— Provided entries —

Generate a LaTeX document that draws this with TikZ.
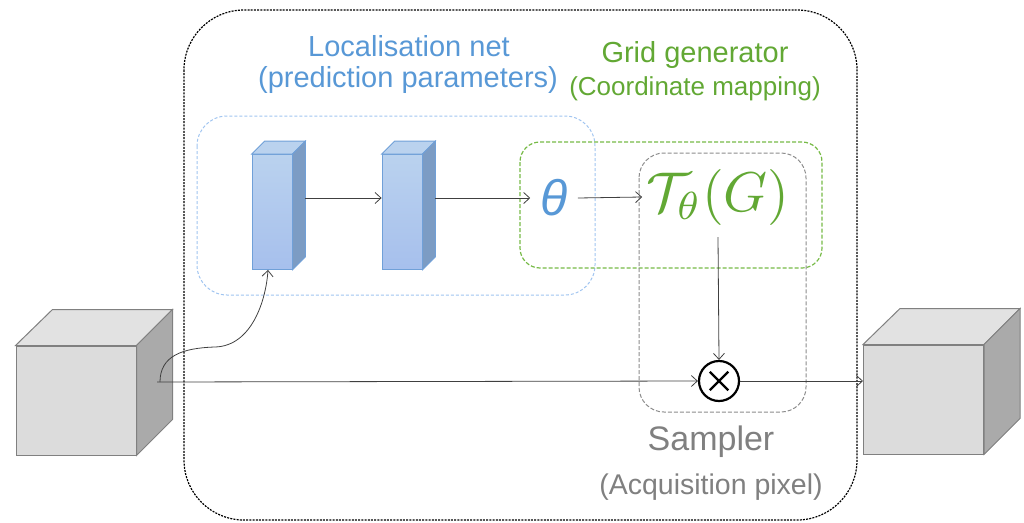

==

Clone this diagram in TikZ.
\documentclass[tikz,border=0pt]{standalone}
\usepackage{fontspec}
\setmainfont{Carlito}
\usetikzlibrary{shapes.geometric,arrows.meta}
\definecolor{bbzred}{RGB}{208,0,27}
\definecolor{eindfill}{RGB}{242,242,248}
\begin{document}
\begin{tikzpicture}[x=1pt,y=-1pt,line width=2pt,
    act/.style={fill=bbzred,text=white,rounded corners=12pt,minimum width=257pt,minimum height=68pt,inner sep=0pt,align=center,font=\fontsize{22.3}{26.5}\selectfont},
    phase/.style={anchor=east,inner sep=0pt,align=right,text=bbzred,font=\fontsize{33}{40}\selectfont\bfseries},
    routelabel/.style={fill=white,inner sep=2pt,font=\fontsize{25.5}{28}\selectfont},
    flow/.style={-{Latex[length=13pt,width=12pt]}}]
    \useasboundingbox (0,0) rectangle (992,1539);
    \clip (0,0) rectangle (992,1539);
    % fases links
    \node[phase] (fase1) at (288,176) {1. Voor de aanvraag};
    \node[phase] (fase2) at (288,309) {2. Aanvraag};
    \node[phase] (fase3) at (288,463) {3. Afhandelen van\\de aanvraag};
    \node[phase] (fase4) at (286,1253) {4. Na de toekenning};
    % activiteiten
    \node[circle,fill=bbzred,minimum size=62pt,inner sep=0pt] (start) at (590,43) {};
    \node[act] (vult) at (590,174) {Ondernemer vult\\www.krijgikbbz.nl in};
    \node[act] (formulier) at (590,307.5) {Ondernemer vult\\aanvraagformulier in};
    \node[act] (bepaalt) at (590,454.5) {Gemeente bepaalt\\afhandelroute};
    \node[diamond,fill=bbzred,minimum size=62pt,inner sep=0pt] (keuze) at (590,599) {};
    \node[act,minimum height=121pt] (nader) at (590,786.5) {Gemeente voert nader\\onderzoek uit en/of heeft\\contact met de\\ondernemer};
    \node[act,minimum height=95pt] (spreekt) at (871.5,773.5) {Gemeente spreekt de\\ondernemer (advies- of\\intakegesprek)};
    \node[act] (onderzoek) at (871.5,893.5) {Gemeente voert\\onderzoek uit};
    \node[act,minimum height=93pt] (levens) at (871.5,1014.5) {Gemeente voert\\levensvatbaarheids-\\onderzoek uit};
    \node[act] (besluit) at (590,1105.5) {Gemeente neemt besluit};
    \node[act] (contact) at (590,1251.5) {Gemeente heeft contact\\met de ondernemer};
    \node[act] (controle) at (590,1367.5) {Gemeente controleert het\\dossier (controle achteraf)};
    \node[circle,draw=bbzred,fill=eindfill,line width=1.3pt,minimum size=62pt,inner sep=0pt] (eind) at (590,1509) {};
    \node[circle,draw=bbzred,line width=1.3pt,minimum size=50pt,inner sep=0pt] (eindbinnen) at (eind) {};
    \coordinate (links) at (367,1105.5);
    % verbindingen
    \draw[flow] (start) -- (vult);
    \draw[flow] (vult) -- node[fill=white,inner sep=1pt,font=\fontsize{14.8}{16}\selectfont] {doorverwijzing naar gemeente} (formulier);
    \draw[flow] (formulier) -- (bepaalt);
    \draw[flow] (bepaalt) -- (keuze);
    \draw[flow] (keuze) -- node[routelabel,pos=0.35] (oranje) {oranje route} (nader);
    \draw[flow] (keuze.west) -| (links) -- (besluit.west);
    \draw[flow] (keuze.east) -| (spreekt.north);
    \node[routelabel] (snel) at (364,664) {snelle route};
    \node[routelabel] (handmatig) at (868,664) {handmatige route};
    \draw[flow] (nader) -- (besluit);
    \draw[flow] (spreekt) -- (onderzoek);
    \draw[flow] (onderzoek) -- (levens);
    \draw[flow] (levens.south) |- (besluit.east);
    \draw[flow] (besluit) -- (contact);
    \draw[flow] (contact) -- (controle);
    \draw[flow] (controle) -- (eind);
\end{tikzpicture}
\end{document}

— What the task requires —
Only the number is wanted: how many lines in the data include the string "this"?

— Answer below —
2